*Description of the task*: Reproduce exactly, and nothing else, the lines from the one that contains "Recreate this image" through the one that contains "plt.rcParams['mathtext.default'] = 'regular'". Leave the pictures out.

═══ Provided data

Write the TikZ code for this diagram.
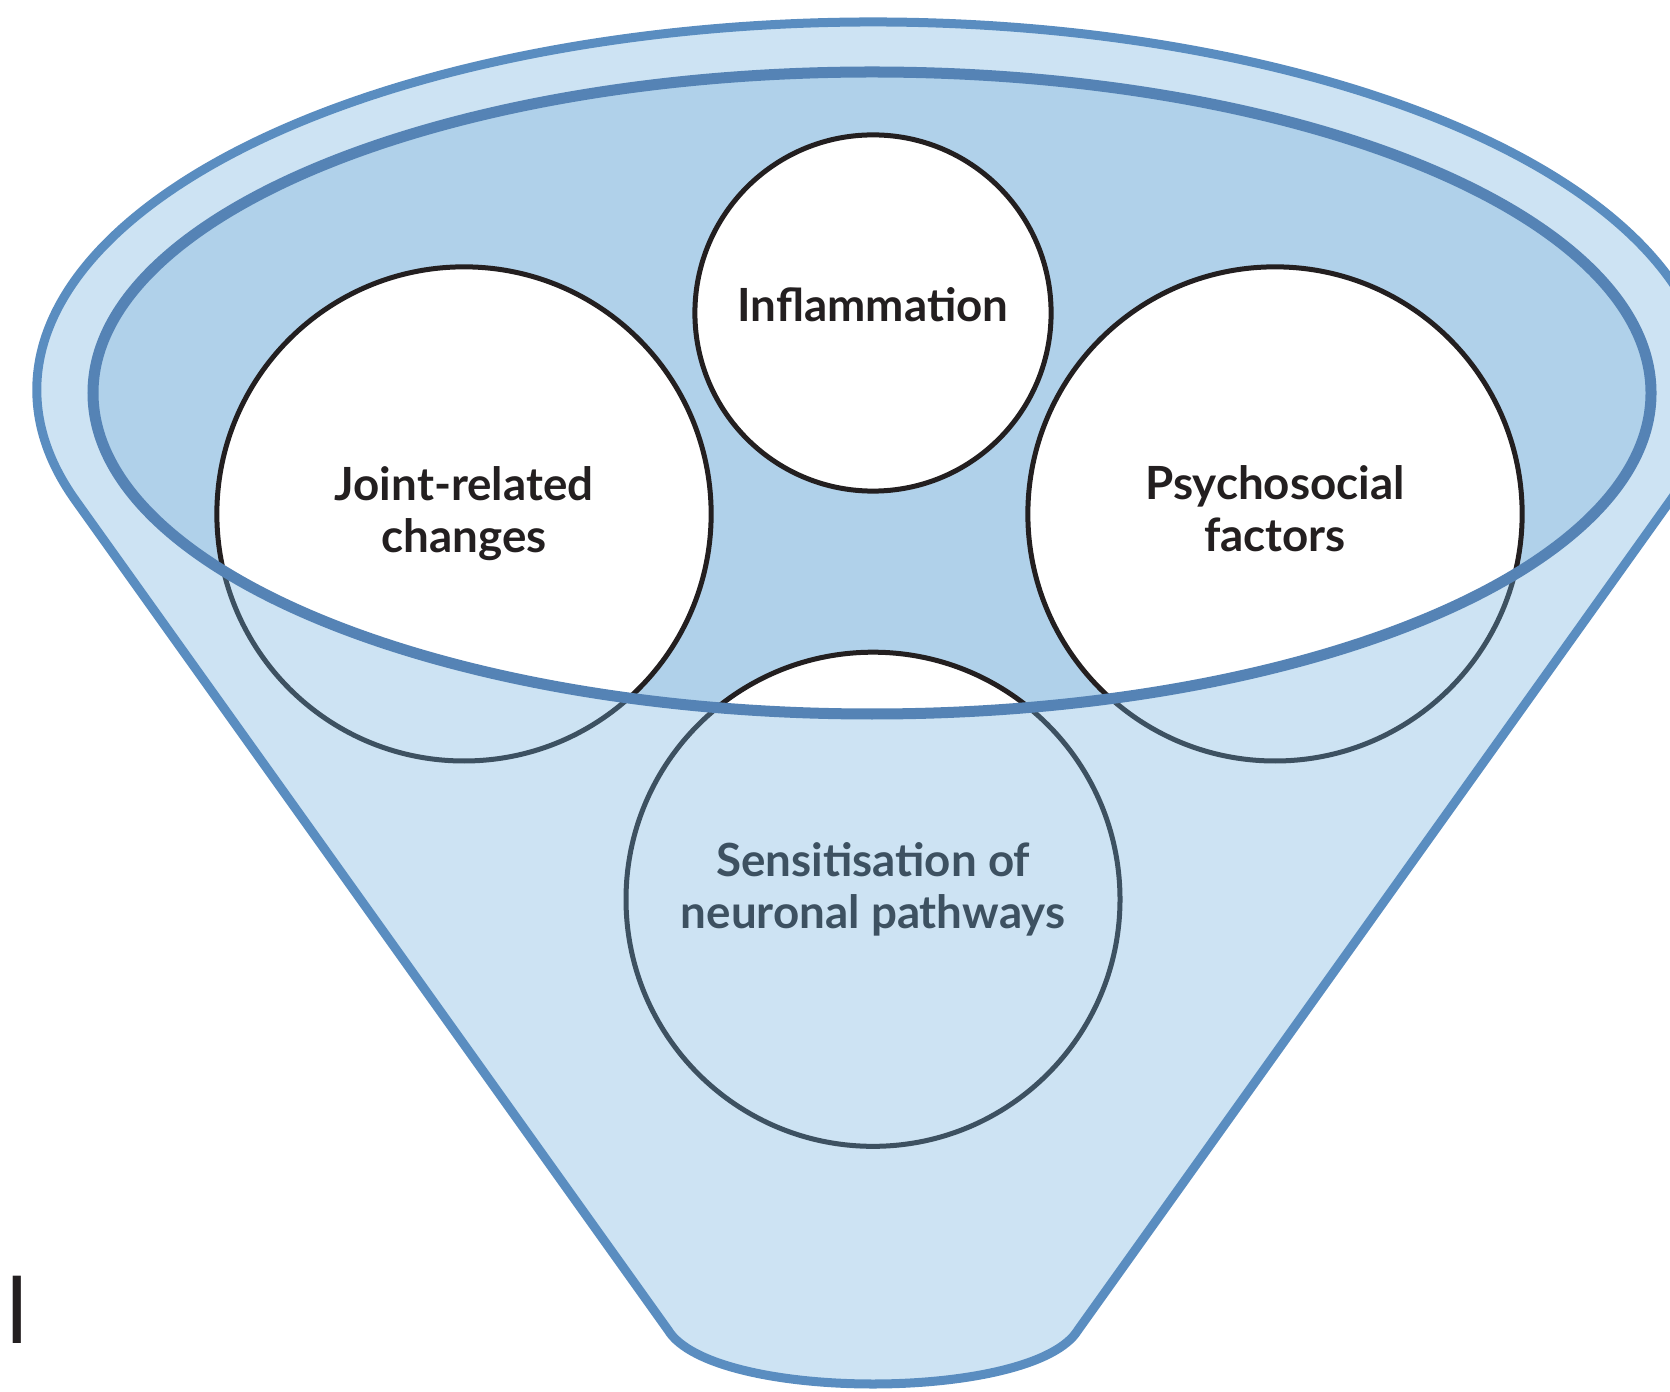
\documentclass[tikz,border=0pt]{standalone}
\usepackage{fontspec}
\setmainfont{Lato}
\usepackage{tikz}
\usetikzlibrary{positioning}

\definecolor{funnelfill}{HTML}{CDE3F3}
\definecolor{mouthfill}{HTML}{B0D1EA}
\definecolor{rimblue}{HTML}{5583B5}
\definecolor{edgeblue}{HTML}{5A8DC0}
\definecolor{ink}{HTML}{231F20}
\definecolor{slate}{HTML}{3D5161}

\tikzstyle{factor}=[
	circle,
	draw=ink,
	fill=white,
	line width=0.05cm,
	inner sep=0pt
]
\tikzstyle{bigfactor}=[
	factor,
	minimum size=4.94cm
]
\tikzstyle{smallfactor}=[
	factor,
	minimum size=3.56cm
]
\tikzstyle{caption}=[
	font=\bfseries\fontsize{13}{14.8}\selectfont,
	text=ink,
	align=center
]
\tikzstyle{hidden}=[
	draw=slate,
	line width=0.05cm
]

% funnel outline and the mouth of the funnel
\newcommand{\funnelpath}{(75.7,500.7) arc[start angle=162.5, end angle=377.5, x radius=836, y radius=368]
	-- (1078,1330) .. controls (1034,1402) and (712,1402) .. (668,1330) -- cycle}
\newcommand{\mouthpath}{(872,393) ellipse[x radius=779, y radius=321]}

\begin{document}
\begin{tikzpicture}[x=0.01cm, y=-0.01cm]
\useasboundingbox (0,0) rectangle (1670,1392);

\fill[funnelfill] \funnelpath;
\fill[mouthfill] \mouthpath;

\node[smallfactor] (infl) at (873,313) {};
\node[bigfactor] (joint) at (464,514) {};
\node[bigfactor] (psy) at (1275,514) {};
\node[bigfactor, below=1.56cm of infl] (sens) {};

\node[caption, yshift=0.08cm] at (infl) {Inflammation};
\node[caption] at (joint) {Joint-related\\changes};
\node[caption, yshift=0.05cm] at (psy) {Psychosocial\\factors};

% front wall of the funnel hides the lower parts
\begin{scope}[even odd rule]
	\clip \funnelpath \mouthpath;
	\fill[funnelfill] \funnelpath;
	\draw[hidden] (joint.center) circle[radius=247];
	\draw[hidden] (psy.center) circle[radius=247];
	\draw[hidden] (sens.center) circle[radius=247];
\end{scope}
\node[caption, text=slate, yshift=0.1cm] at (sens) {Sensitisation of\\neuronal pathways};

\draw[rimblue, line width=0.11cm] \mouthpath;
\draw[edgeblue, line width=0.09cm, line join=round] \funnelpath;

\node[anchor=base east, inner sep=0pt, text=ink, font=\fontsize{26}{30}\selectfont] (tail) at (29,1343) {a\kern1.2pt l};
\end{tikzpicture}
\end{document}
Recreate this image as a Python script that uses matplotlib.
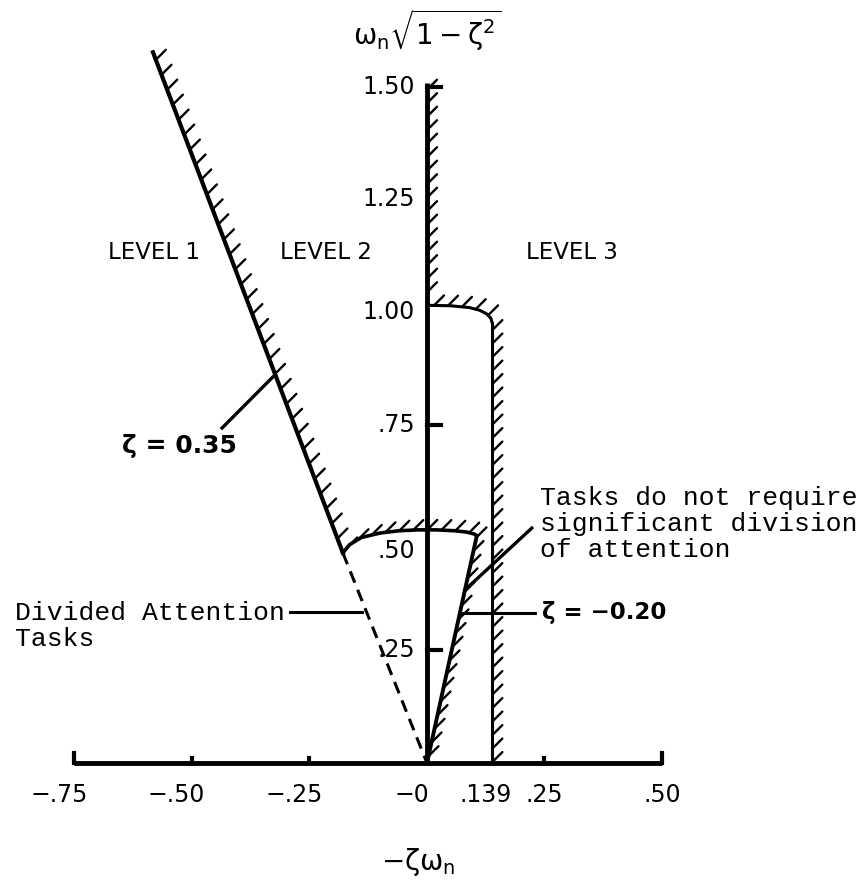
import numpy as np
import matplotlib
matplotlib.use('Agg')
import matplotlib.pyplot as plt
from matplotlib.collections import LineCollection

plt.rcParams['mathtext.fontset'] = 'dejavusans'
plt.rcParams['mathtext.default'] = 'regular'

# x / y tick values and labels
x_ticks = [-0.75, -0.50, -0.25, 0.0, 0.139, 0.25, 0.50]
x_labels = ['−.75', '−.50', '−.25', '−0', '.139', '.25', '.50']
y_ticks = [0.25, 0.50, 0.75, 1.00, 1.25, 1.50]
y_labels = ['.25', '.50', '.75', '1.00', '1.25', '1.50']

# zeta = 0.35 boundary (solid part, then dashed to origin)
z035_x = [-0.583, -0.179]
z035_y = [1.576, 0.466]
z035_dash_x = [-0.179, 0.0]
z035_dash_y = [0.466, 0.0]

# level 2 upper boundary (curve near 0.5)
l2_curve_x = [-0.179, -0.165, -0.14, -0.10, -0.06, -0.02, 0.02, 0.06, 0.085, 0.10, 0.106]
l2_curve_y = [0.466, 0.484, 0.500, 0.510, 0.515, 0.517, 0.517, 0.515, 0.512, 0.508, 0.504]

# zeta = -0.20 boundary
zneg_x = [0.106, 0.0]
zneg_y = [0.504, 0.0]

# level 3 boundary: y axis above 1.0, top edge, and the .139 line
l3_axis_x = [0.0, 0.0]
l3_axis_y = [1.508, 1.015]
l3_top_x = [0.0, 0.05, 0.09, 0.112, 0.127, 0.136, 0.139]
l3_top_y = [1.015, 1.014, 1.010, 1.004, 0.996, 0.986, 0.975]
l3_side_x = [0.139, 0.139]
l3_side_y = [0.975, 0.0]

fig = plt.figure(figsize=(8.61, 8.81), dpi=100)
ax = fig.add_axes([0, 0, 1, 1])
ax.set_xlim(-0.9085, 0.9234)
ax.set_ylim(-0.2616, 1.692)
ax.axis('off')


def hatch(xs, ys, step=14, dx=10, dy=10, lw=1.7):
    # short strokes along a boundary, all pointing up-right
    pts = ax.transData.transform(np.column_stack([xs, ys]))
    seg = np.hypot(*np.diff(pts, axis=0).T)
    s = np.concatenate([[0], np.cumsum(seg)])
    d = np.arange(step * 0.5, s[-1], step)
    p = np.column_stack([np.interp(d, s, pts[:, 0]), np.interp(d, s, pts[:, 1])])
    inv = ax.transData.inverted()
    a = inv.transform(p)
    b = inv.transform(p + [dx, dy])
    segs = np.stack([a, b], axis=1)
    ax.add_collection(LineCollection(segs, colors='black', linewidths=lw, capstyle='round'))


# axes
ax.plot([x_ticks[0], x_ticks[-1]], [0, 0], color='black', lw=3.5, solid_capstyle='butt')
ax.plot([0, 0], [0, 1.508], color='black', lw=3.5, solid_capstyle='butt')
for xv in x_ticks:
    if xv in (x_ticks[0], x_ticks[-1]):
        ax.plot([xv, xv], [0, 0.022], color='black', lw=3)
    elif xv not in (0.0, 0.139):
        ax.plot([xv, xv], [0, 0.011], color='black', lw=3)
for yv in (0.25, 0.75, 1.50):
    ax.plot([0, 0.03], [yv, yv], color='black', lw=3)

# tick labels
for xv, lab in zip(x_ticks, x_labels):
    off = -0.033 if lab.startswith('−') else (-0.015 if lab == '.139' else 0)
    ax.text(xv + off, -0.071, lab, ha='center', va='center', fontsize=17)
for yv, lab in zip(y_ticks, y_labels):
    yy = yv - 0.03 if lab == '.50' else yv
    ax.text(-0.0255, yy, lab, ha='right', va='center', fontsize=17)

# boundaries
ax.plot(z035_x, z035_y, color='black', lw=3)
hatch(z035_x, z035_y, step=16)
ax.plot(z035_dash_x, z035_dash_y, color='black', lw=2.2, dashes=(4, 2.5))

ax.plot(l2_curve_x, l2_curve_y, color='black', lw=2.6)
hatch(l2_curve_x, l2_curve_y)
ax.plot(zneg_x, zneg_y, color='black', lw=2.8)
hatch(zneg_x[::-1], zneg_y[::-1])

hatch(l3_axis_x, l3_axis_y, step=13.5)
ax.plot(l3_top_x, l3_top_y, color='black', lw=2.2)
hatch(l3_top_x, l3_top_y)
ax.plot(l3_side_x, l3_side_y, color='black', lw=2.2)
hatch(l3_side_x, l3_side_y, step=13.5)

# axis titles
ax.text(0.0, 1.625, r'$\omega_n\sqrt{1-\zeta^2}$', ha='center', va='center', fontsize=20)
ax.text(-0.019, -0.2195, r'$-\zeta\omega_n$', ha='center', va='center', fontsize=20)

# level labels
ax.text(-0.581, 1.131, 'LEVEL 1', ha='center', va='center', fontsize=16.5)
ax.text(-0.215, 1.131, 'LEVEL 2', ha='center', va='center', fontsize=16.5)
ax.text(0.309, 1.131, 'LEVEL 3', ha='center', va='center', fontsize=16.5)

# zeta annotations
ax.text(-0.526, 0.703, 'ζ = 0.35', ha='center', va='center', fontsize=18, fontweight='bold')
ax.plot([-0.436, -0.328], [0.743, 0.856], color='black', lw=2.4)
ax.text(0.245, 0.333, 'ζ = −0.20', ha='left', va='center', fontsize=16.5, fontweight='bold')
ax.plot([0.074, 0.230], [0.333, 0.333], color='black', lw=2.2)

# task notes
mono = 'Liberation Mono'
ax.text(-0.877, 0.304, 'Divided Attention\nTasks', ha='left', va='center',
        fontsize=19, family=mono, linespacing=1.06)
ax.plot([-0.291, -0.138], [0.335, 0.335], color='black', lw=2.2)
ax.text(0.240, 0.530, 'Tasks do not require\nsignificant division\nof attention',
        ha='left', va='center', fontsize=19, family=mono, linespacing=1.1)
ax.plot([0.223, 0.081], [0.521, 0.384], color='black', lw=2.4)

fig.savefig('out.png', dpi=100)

══════

*Written solution*:
Recreate this image as a Python script that uses matplotlib.
import numpy as np
import matplotlib
matplotlib.use('Agg')
import matplotlib.pyplot as plt
from matplotlib.collections import LineCollection

plt.rcParams['mathtext.fontset'] = 'dejavusans'
plt.rcParams['mathtext.default'] = 'regular'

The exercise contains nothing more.